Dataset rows
▶

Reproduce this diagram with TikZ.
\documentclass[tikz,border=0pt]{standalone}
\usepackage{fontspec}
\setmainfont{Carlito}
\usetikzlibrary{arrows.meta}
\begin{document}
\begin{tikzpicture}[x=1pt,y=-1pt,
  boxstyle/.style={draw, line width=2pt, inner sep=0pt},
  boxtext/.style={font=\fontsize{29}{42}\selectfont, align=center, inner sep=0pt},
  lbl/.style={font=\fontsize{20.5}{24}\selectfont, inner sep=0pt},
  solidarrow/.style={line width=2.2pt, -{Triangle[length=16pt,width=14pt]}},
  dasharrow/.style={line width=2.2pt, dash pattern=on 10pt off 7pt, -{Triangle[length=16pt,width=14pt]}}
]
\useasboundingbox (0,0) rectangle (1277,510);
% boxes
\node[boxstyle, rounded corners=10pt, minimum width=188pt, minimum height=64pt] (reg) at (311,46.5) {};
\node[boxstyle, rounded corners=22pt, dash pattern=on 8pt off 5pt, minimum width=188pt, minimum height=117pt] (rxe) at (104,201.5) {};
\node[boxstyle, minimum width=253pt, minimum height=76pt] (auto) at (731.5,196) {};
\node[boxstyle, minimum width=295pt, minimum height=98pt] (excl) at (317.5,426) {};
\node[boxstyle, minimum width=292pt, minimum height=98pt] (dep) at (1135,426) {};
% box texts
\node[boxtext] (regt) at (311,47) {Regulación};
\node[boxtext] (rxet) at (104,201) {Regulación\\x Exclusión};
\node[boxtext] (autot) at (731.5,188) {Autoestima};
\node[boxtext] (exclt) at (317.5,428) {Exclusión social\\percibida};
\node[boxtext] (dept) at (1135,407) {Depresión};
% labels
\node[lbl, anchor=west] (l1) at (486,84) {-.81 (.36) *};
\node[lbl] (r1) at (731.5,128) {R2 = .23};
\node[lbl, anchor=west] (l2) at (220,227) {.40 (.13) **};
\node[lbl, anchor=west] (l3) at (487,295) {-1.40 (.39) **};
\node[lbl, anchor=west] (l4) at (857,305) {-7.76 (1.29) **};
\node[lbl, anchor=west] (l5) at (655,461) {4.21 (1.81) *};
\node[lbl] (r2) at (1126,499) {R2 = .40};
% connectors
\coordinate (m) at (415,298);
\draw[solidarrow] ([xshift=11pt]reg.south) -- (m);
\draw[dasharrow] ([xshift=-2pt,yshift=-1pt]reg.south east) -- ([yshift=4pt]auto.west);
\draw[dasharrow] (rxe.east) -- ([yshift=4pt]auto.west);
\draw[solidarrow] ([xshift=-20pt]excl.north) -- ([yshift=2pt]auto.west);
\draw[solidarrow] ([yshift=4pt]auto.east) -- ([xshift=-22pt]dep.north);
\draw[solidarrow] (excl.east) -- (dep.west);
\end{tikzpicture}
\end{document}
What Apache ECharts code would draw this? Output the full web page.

◀

What is being asked: Find every line that holds "this" and copy it.

Finished exercise:
Reproduce this diagram with TikZ.
What Apache ECharts code would draw this? Output the full web page.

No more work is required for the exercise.